One well accepted explanation for altruistic behaviour (that is, co-operative behaviour which lacks a direct benefit for the actor) is the theory of kin selection. This theory suggests that individuals act co-operatively in order to help others which are genetically similar. Genes for such co-operative behaviour are preserved, because they help to perpetuate their own existence. The classic example is the social insects, such as bees and ants. Worker insects never reproduce, but instead, they work to allow the (genetically similar) queen to reproduce.
The theory of reciprocity suggests that individuals carry out co-operative behaviours because they get something in return. In order for such behaviours to be favoured, there needs to be some perception of external physical markers that the other individual will recognise (otherwise, there is no selective pressure to maintain the behaviour). Much research about reciprocity as leading to co-operation has concentrated on the 'prisoner's dilemma' known from game theory.

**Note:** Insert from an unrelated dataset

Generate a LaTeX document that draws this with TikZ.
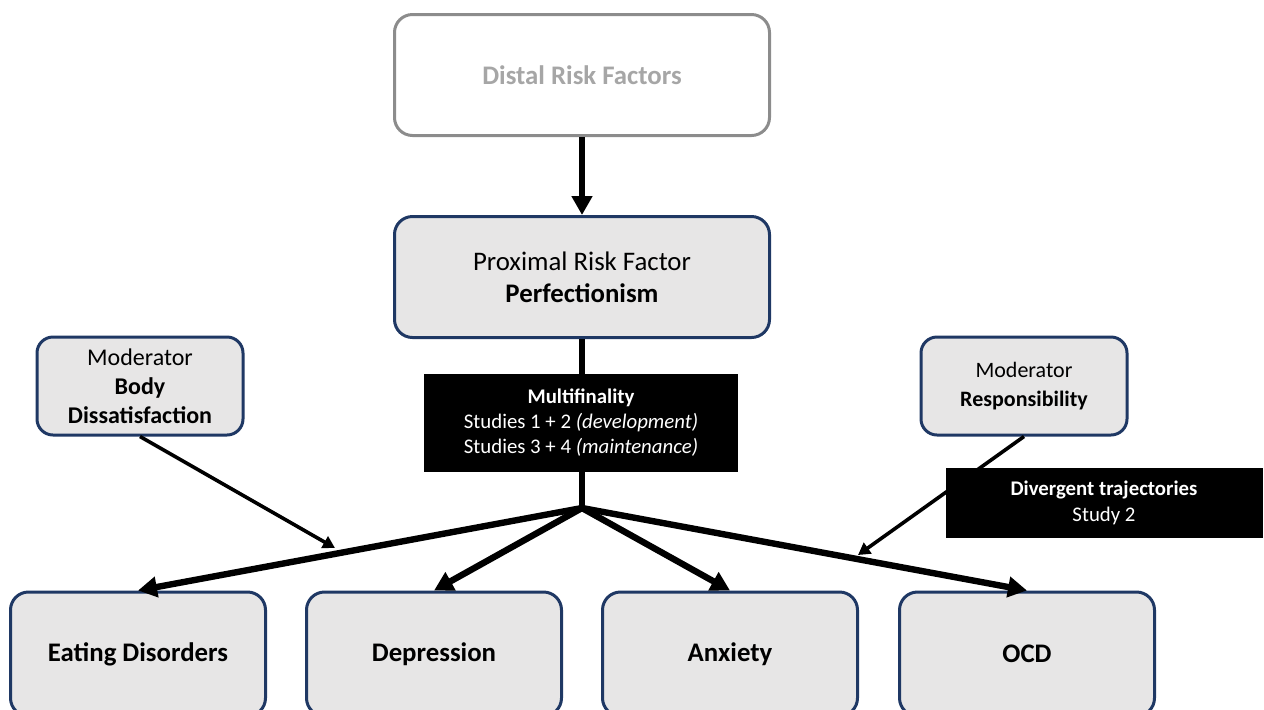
\documentclass[tikz,border=0pt]{standalone}
\usepackage{fontspec}
\setmainfont{Carlito}
\usepackage{tikz}
\usetikzlibrary{arrows.meta,positioning,calc}

\definecolor{boxfill}{HTML}{E7E6E6}
\definecolor{boxline}{HTML}{1F3864}
\definecolor{distalline}{HTML}{8C8C8C}
\definecolor{distaltext}{HTML}{A6A6A6}

\begin{document}
\begin{tikzpicture}[x=0.5pt, y=-0.5pt,
		every node/.style={align=center, inner sep=2pt},
		riskbox/.style={draw=boxline, fill=boxfill, line width=1.5pt, rounded corners=9pt,
			minimum width=187.5pt, minimum height=60.5pt, font=\fontsize{13.4}{16}\selectfont},
		outcome/.style={riskbox, minimum width=127.5pt, minimum height=62pt, font=\fontsize{13.4}{16}\selectfont\bfseries},
		modbox/.style={riskbox, rounded corners=8pt, minimum width=103pt, minimum height=49pt},
		studybox/.style={fill=black, text=white, minimum width=157pt, minimum height=49pt, font=\fontsize{10.4}{12.5}\selectfont},
		thick path/.style={line width=3.2pt, -{Triangle[length=9.5pt, width=10pt]}},
		thin path/.style={line width=1.8pt, -{Triangle[length=6pt, width=6.5pt]}}]
		\useasboundingbox (0,0) rectangle (1264,709);
		\clip (0,0) rectangle (1264,709);

		\node[riskbox, draw=distalline, fill=white, text=distaltext, font=\fontsize{13.4}{16}\selectfont\bfseries] (distal) at (582,75) {Distal Risk Factors};
		\node[riskbox] (proximal) at (582,277) {Proximal Risk Factor\\\textbf{Perfectionism}};

		\node[outcome] (eating) at (138,654) {Eating Disorders};
		\node[outcome] (depr) at (434,654) {Depression};
		\node[outcome] (anx) at (730,654) {Anxiety};
		\node[outcome] (ocd) at (1027,654) {OCD};

		\node[modbox, font=\fontsize{12}{14.5}\selectfont] (bodydis) at (140,386) {Moderator\\\textbf{Body}\\\textbf{Dissatisfaction}};
		\node[modbox, font=\fontsize{11}{14.5}\selectfont] (respons) at (1024,386) {Moderator\\\textbf{Responsibility}};

		\coordinate (split) at (582,508);
		\coordinate (edcue) at (335,548);
		\coordinate (ocdcue) at (858,555);

		\draw[thick path] (distal) -- (proximal);
		\draw[line width=3.2pt] (proximal) -- (split);
		\draw[thick path] (split) -- (eating.north);
		\draw[thick path] (split) -- (depr.north);
		\draw[thick path] (split) -- (anx.north);
		\draw[thick path] (split) -- (ocd.north);

		\draw[thin path] (bodydis.south) -- (edcue);
		\draw[thin path] (respons.south) -- (ocdcue);

		% labels over the paths
		\node[studybox] (multi) at (581,423) {\textbf{Multifinality}\\Studies 1 + 2 \textit{(development)}\\Studies 3 + 4 \textit{(maintenance)}};
		\node[studybox, minimum width=158.5pt, minimum height=35pt, font=\fontsize{10.4}{13}\selectfont] (diverg) at (1104,503) {\textbf{Divergent trajectories}\\Study 2};
	\end{tikzpicture}
\end{document}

One theory suggesting a mechanism that could lead to the evolution of co-operation is the "market effect" as suggested by Noe and Hammerstein.[2] The mechanism relies on the fact that in many situations there exists a trade-off between efficiency obtaining a desired resource and the amount of resources one can actively obtain. In that case, each partner in a system could benefit from specializing in producing one specific resource and obtaining the other resource by trade. When only two partners exist, each can specialize in one resource, and trade for the other. Trading for the resource requires co-operation with the other partner and includes a process of bidding and bargaining.

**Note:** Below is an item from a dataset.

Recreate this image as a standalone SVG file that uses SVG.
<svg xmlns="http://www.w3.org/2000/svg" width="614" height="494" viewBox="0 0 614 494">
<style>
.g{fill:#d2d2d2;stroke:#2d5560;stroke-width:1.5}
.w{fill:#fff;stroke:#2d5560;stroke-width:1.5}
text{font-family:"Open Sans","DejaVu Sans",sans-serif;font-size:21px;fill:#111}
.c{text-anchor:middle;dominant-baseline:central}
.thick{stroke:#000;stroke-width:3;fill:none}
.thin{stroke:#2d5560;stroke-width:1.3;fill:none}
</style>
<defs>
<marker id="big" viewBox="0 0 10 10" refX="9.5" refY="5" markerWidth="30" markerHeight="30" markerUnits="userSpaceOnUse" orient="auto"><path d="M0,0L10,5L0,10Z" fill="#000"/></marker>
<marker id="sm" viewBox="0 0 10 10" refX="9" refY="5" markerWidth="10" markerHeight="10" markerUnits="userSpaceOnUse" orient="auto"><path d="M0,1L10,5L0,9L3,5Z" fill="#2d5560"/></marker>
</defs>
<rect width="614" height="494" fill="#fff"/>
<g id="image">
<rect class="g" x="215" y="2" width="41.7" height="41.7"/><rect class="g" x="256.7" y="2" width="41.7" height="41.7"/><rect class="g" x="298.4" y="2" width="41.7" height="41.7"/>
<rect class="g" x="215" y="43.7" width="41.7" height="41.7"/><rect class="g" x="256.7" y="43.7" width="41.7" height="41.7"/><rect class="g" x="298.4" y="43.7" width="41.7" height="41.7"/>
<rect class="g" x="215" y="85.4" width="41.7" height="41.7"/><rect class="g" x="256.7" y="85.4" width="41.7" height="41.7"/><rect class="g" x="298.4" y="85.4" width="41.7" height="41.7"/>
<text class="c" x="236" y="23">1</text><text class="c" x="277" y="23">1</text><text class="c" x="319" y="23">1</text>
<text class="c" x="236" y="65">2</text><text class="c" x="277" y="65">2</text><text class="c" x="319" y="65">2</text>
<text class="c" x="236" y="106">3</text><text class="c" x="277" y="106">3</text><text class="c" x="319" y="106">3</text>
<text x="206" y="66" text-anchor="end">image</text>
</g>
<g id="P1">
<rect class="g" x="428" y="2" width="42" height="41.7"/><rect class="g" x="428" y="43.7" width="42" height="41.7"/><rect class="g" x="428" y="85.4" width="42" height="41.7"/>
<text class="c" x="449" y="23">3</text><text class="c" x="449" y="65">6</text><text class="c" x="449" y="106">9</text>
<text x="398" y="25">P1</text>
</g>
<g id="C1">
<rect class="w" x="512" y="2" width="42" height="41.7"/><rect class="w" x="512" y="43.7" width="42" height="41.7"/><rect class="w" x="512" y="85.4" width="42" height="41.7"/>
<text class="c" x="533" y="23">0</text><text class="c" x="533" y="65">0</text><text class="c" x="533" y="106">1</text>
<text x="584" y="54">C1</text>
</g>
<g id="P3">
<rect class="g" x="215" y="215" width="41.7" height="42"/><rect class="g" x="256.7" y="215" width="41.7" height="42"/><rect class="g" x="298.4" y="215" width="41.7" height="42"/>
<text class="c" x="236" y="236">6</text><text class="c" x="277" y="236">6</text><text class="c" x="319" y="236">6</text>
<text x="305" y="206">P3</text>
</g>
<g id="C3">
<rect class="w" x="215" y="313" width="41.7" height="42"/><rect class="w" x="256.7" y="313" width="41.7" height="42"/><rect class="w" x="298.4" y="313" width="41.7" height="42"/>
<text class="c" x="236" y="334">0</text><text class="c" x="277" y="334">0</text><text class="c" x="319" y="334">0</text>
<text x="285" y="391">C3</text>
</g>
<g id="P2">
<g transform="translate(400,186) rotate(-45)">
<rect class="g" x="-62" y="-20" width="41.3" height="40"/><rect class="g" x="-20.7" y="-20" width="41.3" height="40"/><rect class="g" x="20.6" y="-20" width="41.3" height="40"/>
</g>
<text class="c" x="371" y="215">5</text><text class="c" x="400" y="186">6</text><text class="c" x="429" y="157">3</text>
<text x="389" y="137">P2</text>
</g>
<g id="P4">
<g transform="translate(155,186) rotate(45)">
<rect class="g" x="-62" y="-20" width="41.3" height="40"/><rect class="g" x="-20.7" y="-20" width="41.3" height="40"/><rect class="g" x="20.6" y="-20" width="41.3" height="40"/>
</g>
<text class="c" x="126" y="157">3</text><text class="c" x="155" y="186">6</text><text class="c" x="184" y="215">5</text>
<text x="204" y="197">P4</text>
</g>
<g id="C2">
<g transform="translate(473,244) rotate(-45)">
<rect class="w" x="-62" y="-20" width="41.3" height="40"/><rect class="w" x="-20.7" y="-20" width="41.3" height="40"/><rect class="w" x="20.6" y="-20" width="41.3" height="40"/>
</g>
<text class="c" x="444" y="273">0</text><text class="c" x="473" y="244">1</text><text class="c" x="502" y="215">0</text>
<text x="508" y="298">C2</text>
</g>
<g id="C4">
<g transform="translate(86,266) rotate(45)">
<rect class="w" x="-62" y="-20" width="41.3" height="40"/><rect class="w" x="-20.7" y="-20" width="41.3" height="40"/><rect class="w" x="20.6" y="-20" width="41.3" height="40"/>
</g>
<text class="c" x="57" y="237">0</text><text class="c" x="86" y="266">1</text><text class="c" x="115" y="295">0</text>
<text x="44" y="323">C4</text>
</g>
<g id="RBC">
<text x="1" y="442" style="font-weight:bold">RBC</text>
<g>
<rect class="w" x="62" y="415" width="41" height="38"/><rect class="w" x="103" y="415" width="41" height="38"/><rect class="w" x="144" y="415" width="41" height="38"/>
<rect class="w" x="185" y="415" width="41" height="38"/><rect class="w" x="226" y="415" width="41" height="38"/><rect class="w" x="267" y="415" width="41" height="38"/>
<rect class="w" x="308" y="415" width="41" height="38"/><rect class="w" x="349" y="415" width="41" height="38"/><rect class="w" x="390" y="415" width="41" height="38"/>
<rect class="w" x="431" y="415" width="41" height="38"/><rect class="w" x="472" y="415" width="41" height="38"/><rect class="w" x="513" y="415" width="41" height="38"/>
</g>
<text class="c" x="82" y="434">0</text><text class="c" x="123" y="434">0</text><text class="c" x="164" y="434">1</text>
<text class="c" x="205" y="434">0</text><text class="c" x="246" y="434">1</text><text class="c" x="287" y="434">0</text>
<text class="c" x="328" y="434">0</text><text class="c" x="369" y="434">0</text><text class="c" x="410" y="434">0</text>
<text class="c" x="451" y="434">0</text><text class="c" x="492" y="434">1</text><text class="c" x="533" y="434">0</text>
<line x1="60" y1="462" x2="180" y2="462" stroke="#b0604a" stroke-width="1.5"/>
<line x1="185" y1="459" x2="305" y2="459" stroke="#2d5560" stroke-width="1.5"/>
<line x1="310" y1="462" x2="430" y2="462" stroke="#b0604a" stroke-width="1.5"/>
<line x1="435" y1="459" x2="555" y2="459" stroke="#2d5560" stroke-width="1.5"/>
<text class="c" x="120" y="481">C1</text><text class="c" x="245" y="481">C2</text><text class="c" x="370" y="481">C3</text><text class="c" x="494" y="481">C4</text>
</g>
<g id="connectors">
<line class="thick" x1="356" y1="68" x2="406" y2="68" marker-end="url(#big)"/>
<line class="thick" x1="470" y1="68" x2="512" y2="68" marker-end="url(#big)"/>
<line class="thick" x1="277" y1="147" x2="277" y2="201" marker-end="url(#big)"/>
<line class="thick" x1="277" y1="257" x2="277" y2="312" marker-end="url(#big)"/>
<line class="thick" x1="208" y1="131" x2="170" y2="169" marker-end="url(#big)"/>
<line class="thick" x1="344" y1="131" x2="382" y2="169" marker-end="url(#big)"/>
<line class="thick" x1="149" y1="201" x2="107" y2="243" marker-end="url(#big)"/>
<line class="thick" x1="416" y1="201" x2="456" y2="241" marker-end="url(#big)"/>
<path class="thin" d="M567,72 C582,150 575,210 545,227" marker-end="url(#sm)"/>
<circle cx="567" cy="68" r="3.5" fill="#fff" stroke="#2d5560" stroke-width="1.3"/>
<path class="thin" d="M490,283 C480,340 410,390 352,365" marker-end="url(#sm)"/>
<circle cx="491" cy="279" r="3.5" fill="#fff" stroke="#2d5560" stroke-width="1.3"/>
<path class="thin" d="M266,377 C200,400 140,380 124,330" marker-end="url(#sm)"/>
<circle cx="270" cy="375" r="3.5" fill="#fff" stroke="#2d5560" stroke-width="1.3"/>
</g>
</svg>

This mechanism can be relied to both within a species or social group and within species systems. It can also be applied to a multi-partner system, in which the owner of a resource has the power to choose its co-operation partner. This model can be applied in natural systems (examples exist in the world of apes, cleaner fish, and more). Easy for exemplifying, though, are systems from international trading. Arabic countries control vast amounts of oil, but seek technologies from western countries. These in turn are in need of Arab oil. The solution is co-operation by trade.

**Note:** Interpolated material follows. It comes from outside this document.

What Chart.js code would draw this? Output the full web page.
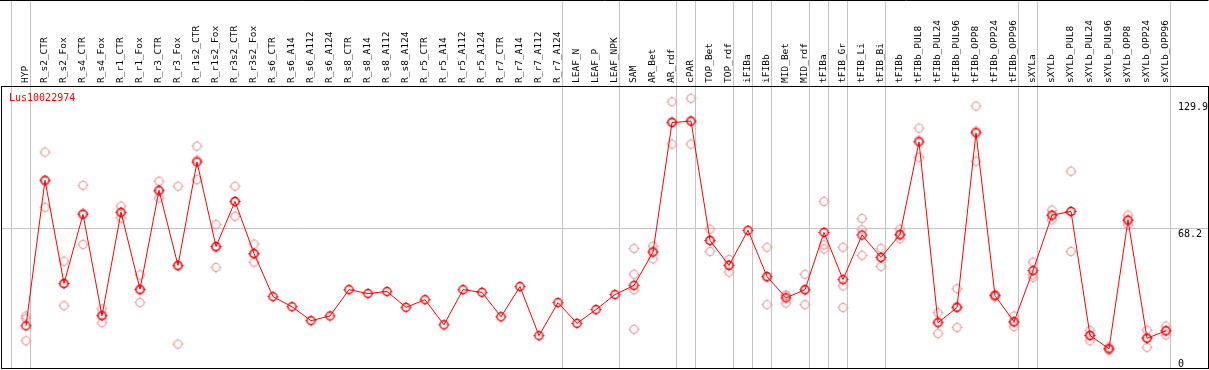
<!DOCTYPE html>
<html><head><meta charset="utf-8">
<script src="https://cdn.jsdelivr.net/npm/chart.js@4.4.0/dist/chart.umd.min.js"></script>
<style>html,body{margin:0;padding:0;background:#fff;overflow:hidden}</style>
</head><body>
<canvas id="c" width="1209" height="370"></canvas>
<script>
const geneName = 'Lus10022974';
const categories = ['HYP','R_s2_CTR','R_s2_Fox','R_s4_CTR','R_s4_Fox','R_r1_CTR','R_r1_Fox','R_r3_CTR','R_r3_Fox','R_r1s2_CTR','R_r1s2_Fox','R_r3s2_CTR','R_r3s2_Fox','R_s6_CTR','R_s6_A14','R_s6_A112','R_s6_A124','R_s8_CTR','R_s8_A14','R_s8_A112','R_s8_A124','R_r5_CTR','R_r5_A14','R_r5_A112','R_r5_A124','R_r7_CTR','R_r7_A14','R_r7_A112','R_r7_A124','LEAF_N','LEAF_P','LEAF_NPK','SAM','AR_Bet','AR_rdf','cPAR','TOP_Bet','TOP_rdf','iFIBa','iFIBb','MID_Bet','MID_rdf','tFIBa','tFIB_Gr','tFIB_Li','tFIB_Bi','tFIBb','tFIBb_PUL8','tFIBb_PUL24','tFIBb_PUL96','tFIBb_OPP8','tFIBb_OPP24','tFIBb_OPP96','sXYLa','sXYLb','sXYLb_PUL8','sXYLb_PUL24','sXYLb_PUL96','sXYLb_OPP8','sXYLb_OPP24','sXYLb_OPP96'];
const means = [20.8,91.7,41.4,75.1,25.7,76.1,38.6,86.8,50.2,100.6,59.4,81.4,56.0,35.0,30.1,23.3,25.6,38.4,36.5,37.5,29.8,33.5,21.3,38.4,37.1,25.2,39.9,16.0,32.1,22.0,28.7,36.0,40.5,56.7,119.8,120.5,62.4,50.2,67.3,44.8,34.4,38.4,66.3,43.3,65.0,54.1,65.3,110.4,22.3,29.7,114.8,35.5,22.8,47.7,74.7,76.5,16.1,9.6,72.3,14.7,18.4];
const rep1 = [25.6,105.4,52.3,89.2,29.0,79.1,45.6,91.2,88.8,108.3,70.2,88.8,60.6,null,null,null,null,null,null,null,null,null,null,null,null,null,null,null,null,null,null,null,58.5,59.6,129.9,131.6,67.9,53.1,null,59.0,35.8,45.9,81.4,59.0,73.1,58.5,67.9,117.1,27.2,38.9,127.8,35.9,25.6,51.8,77.2,96.1,18.6,10.5,74.7,18.7,20.7];
const rep2 = [13.5,78.5,30.6,60.4,22.3,73.3,32.1,83.0,11.9,92.0,49.2,74.1,51.8,null,null,null,null,null,null,null,null,null,null,null,null,null,null,null,null,null,null,null,19.1,53.4,109.3,109.3,57.0,47.0,null,31.1,31.9,31.1,58.3,29.7,55.1,49.7,63.2,102.9,17.0,20.0,101.0,34.9,20.4,44.3,72.4,57.0,13.5,9.0,70.0,10.3,16.3];
const rep3 = [24.4,91.2,41.3,75.7,26.0,75.9,38.1,86.2,49.9,101.5,58.8,81.3,55.6,null,null,null,null,null,null,null,null,null,null,null,null,null,null,null,null,null,null,null,45.9,57.1,120.2,120.5,62.3,50.5,null,44.3,35.5,38.2,60.2,40.2,67.6,54.1,64.8,111.2,22.7,30.2,115.6,35.7,22.4,45.6,74.5,76.4,16.2,9.4,72.2,15.1,18.2];
const rep4 = categories.map((c, i) => (c === 'SAM' ? 38.3 : null));
const yTickValues = [68.2, 129.9];
const yBottomTick = [0];
const separators = [-1, 0, 28, 31, 34, 35, 37, 38, 39, 41, 42, 43, 45, 52, 53, 60];

const MONO = "'DejaVu Sans Mono', monospace";
const X_MIN = -25 / 19, X_MAX = (1208 - 26) / 19;
const Y_MAX = 137.6;

function makeMarker(color, lw) {
  const s = 13, c = 6.5, r = 4;
  const cv = document.createElement('canvas');
  cv.width = s; cv.height = s;
  const g = cv.getContext('2d');
  g.strokeStyle = color; g.lineWidth = lw;
  g.beginPath(); g.arc(c, c, r, 0, Math.PI * 2); g.stroke();
  g.lineWidth = 1;
  g.beginPath();
  g.moveTo(c, c - r - 1.5); g.lineTo(c, c - r);
  g.moveTo(c, c + r); g.lineTo(c, c + r + 1.5);
  g.moveTo(c - r - 1.5, c); g.lineTo(c - r, c);
  g.moveTo(c + r, c); g.lineTo(c + r + 1.5, c);
  g.stroke();
  return cv;
}
const redMarker = makeMarker('#ff0000', 1.4);
const pinkMarker = makeMarker('#f09a9a', 1.2);

const toXY = arr => arr.map((v, i) => ({ x: i, y: v }));
const repDataset = arr => ({
  data: toXY(arr), showLine: false, pointStyle: pinkMarker, pointRadius: 5,
  borderColor: '#f09a9a', backgroundColor: '#f09a9a'
});

const framePlugin = {
  id: 'frame',
  beforeDatasetsDraw(chart) {
    const { ctx, chartArea: a, scales: { x } } = chart;
    ctx.save();
    ctx.strokeStyle = '#c4c4c4'; ctx.lineWidth = 1;
    separators.forEach(s => {
      const px = Math.round(x.getPixelForValue(s) + 4) + 0.5;
      ctx.beginPath(); ctx.moveTo(px, 0); ctx.lineTo(px, a.bottom); ctx.stroke();
    });
    ctx.restore();
  },
  afterDatasetsDraw(chart) {
    const { ctx, chartArea: a } = chart;
    ctx.save();
    ctx.strokeStyle = '#000'; ctx.lineWidth = 1;
    ctx.beginPath(); ctx.moveTo(0, 0.5); ctx.lineTo(Math.round(a.right) + 0.5, 0.5); ctx.stroke();
    ctx.strokeRect(Math.round(a.left) + 0.5, Math.round(a.top) + 0.5, Math.round(a.right) - Math.round(a.left), Math.floor(a.bottom) - Math.round(a.top));
    ctx.fillStyle = '#ff0000';
    ctx.font = '10px ' + MONO;
    ctx.textBaseline = 'alphabetic';
    ctx.fillText(geneName, 9, 100.5);
    ctx.restore();
  }
};

const noPadY = s => { s.width = 0; s.paddingTop = 0; s.paddingBottom = 0; };

new Chart(document.getElementById('c'), {
  type: 'line',
  data: {
    datasets: [
      { data: toXY(means), borderColor: '#ff0000', borderWidth: 1, tension: 0,
        pointStyle: redMarker, pointRadius: 5, backgroundColor: '#ff0000' },
      repDataset(rep1), repDataset(rep2), repDataset(rep3), repDataset(rep4)
    ]
  },
  options: {
    responsive: false, animation: false, devicePixelRatio: 1,
    layout: { autoPadding: false, padding: { left: 1, right: 1, top: 0, bottom: 1.5 } },
    plugins: { legend: { display: false }, tooltip: { enabled: false } },
    scales: {
      x: {
        type: 'linear', position: 'top', min: X_MIN, max: X_MAX, bounds: 'data',
        afterBuildTicks: s => { s.ticks = categories.map((c, i) => ({ value: i })); },
        afterFit: s => { s.height = 86; s.paddingLeft = 0; s.paddingRight = 0; },
        grid: { display: false, drawTicks: false },
        border: { display: false },
        ticks: {
          autoSkip: false, minRotation: 90, maxRotation: 90, padding: 3, labelOffset: 11,
          color: '#000', font: { family: MONO, size: 9.5 },
          callback: v => categories[v] !== undefined ? categories[v] : ''
        }
      },
      y: {
        type: 'linear', position: 'right', min: 0, max: Y_MAX,
        afterBuildTicks: s => { s.ticks = yTickValues.map(v => ({ value: v })); },
        afterFit: noPadY,
        grid: { drawTicks: false, lineWidth: 1,
          color: c => (c.tick && c.tick.value === 68.2) ? '#c4c4c4' : 'rgba(0,0,0,0)' },
        border: { display: false },
        ticks: { mirror: true, crossAlign: 'far', padding: 0, labelOffset: 6, color: '#000',
          font: { family: MONO, size: 10 }, callback: v => String(v) }
      },
      y0: {
        type: 'linear', position: 'right', min: 0, max: Y_MAX,
        afterBuildTicks: s => { s.ticks = yBottomTick.map(v => ({ value: v })); },
        afterFit: noPadY,
        grid: { display: false, drawTicks: false },
        border: { display: false },
        ticks: { mirror: true, crossAlign: 'far', padding: -24, labelOffset: -4, color: '#000',
          font: { family: MONO, size: 10 }, callback: v => String(v) }
      }
    }
  },
  plugins: [framePlugin]
});
</script>
</body></html>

Multi-level selection theory suggests that selection operates on more than one level: for example, it may operate at an atomic and molecular level in cells, at the level of cells in the body, and then again at the whole organism level, and the community level, and the species level. Any level which is not competitive with others of the same level will be eliminated, even if the level below is highly competitive. A classic example is that of genes which prevent cancer. Cancer cells divide uncontrollably, and at the cellular level, they are very successful, because they are (in the short term) reproducing very well and out competing other cells in the body. However, at the whole organism level, cancer is often fatal, and so may prevent reproduction. Therefore, changes to the genome which prevent cancer (for example, by causing damaged cells to act co-operatively by destroying themselves) are favoured. Multi-level selection theory contends that similar effects can occur, for example, to cause individuals to co-operate to avoid behaviours which favour themselves short-term, but destroy the community (and their descendants) long term.